To this extent, both Jim Gray and Karl Huppler provide good sets of principles to support the design of domain-specific benchmarks. Moreover, it is essential that the authors clarify which task will test whoever is going to use the generator, e.g., query answering.

My most significant concerns regard the work motivation as well as the evaluation.

Regarding the former, as pointed out by another reviewer (reported in the author letter), it is not enough to sustain the lack of such a data generator in the state-of-the-art. A benchmark becomes obsolete when it is not able to distinguish between different approaches that adopt it, i.e., all the solution look good. Given that a benchmark consists of a data, one or more task and a set of KPI to compare. We can upgrade a benchmark by tuning either of them.

Is that true that existing spatio-temporal benchmark, and data generator, are obsolete? Moreover, which tasks are the PODIGG uses going to test?

Regarding the latter, it is not convincing the use of Duan et al.'s coherence metric to assess whether a given dataset is realistic. Indeed, Duan et al. define the coherence metric to highlight the structural differences between synthetic RDF datasets and real ones. High structuredness causes poor evaluation for RDF Stores because it makes the result less relevant in practice.

Unfortunately, it is easier to identify a characteristic that makes a dataset a bad candidate for benchmarking. On the other hand,
claiming the opposite requires a more complex study. What authors did going more in-depth in the comparison is in the right direction.

Nevertheless, they did not fully identify which characteristics of the real datasets make them relevant samples to study. This point raises again the problem of better positioning the work in the state-of-the-art, which requires 1) identify what tasks to solve over the data generated, and 2) survey existing solutions to inquiry if they are able or not of reaching the level of observability that PODIGG enables.

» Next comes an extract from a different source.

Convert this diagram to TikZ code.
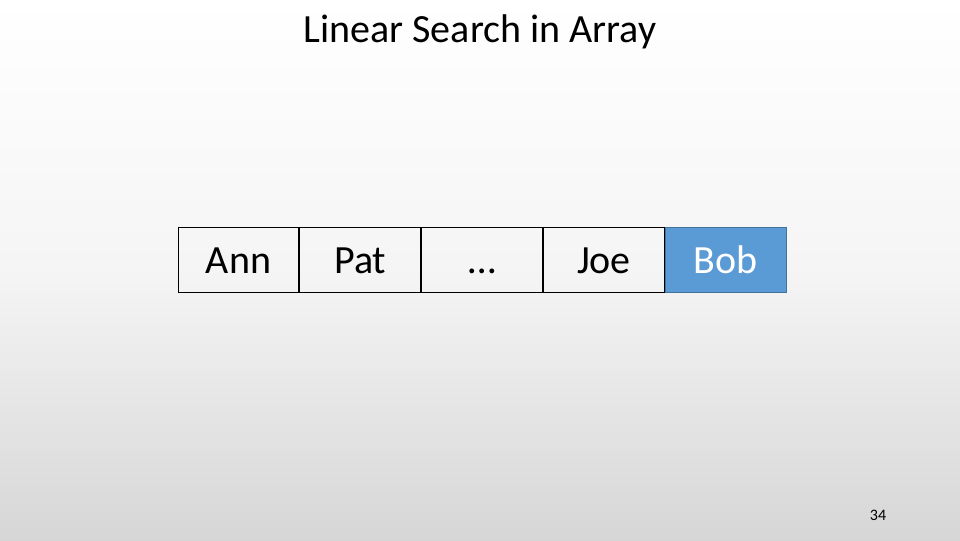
\documentclass[tikz,border=0pt]{standalone}
\usepackage{fontspec}
\setmainfont{Carlito}
\usepackage{xcolor}
\usetikzlibrary{positioning}

\definecolor{bobblue}{HTML}{5B9BD5}
\definecolor{bobedge}{HTML}{41719C}

\begin{document}
\begin{tikzpicture}[x=0.75pt, y=0.75pt,
    cell/.style={draw, line width=0.75pt, minimum width=90.6pt, minimum height=49pt,
        inner sep=0pt, text height=21pt, text depth=1.5pt,
        font=\fontsize{30}{36}\selectfont},
    found/.style={cell, fill=bobblue, draw=bobedge, line width=1pt, text=white}]
% slide background
\shade[top color=white, bottom color=black!16, middle color=white!96!black]
    (0,0) rectangle (960,540);
\useasboundingbox (0,0) rectangle (960,540);

\node[font=\fontsize{30}{36}\selectfont] (title) at (480,508) {Linear Search in Array};

\node[cell] (ann) at (238.5,280) {Ann};
\node[cell, right=0pt of ann] (pat) {Pat};
\node[cell, right=0pt of pat] (dots) {…};
\node[cell, right=0pt of dots] (joe) {Joe};
\node[found, right=0pt of joe] (bob) {Bob};

\node[font=\fontsize{12}{14}\selectfont] (pagenum) at (878,25) {34};
\end{tikzpicture}
\end{document}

- the designed algorithm follows best practices
- the implemented tool is highly configurable
- the intuition about dataset "distance" goes in the right direction

- Motivation and Comparison but be improved
- Tasks are essential elements of a benchmark (e.g., queries)
- Evaluation is not convincing because of 1) coherent metrics usage
2) lack of term of comparison, i.e., what can one benchmark using PODIGG that she/he could not benchmark before.

Review #3
By Carlo Allocca submitted on 16/May/2018
Review Comment:

The paper presents an approach to generate a synthetic geospatial and temporal dataset. The approach is based on a mimicking algorithm and it is framed in the context of
public transport domain. The underlying hypothesis of the proposed method is based the high correlation between public transport network and
the population distribution within the same area. Based on this, the authors claims that the proposed method has the advantage of producing dataset with real characteristics,
outperforming the existing ones, providing a flexible foundational for benchmarking RDF Data Management system with geospatial and temporal data.

Despite the fact that the presentation and the content of the document are quite clear, the Motivation, Originality, Methodology and Results are not well linked together,
the paper presents a number of remarks that should be considered and clarified:

1) The title. It does not well describe the intend of the whole paper. Example: Generating a Combined Geospatial and Temporal dataset For Benchmarking RDF Data Management System.
It would improve the main message of the paper.

2) The Abstract. Most of it discuss about Benchmark, only the last three lines describe in a very vague way what the paper is about.
Please revise the structure of the Abstract.

3) The Introduction. The reader would expect to easily understand (i)What is the main question(s) addressed by the research? (2)Why Is it relevant and interesting?
(iii) How original is the proposed approach? Of course, all these should be in short. Although some of those aspects are described, but the are not linked together to facilitate
the reader. For example, the authors states "There is a need for benchmarks that evaluate systems handling datasets with geospatial and temporal characteristic, but it is
important that the dataset they use are realistic." Here, the need is mentioned but not specified (What is the need?), "realistic" - what does it mean in this context?

4) The Related Work. One would expect to easily understand What it add to the subject area compared with other published material. It has got a more descriptive characteristic
rather than a comparative one. And, the "need" as expressed in this section, just referring [2] and Hobbit project does not help the paper to be self content.
Please, I would suggest to expand such a concept.

5) The Public Transit Background. The authors do not need to spend more than one page (two columns) to describe the background.
I would be highly recommended to expand the Research Question section which spend just 3 lines to describe the key RQ.

6) The Method. The Figure 3, Figure 7 and Table 3's position are not very clear. Overall, it is not clear why the proposed approach should be relevant for the subject of research.
Why one cannot choose another approach? As this work is in the context of benchmark, What are the quality, functionality and which typer of performances are required
to evaluate RDF data management system w.r.t. geo and spatial data? The Evaluation: there is a comparison with 3 Gold Standards. It seems that is not very difficult to generate
real data with the same spec. Every big city could expose such a data and have a big dataset of the same characteristic.

7) The Discussion. The references [13] and [20] are out of the scope. The authors should add example of publications that use ML or DL to solve a similar problem.
Otherwise the way that the two topic are discussed are not only valid only for this research topic but in general (tautology).

All the above need to be properly addressed, then the paper will improve significantly to be published for this important journal.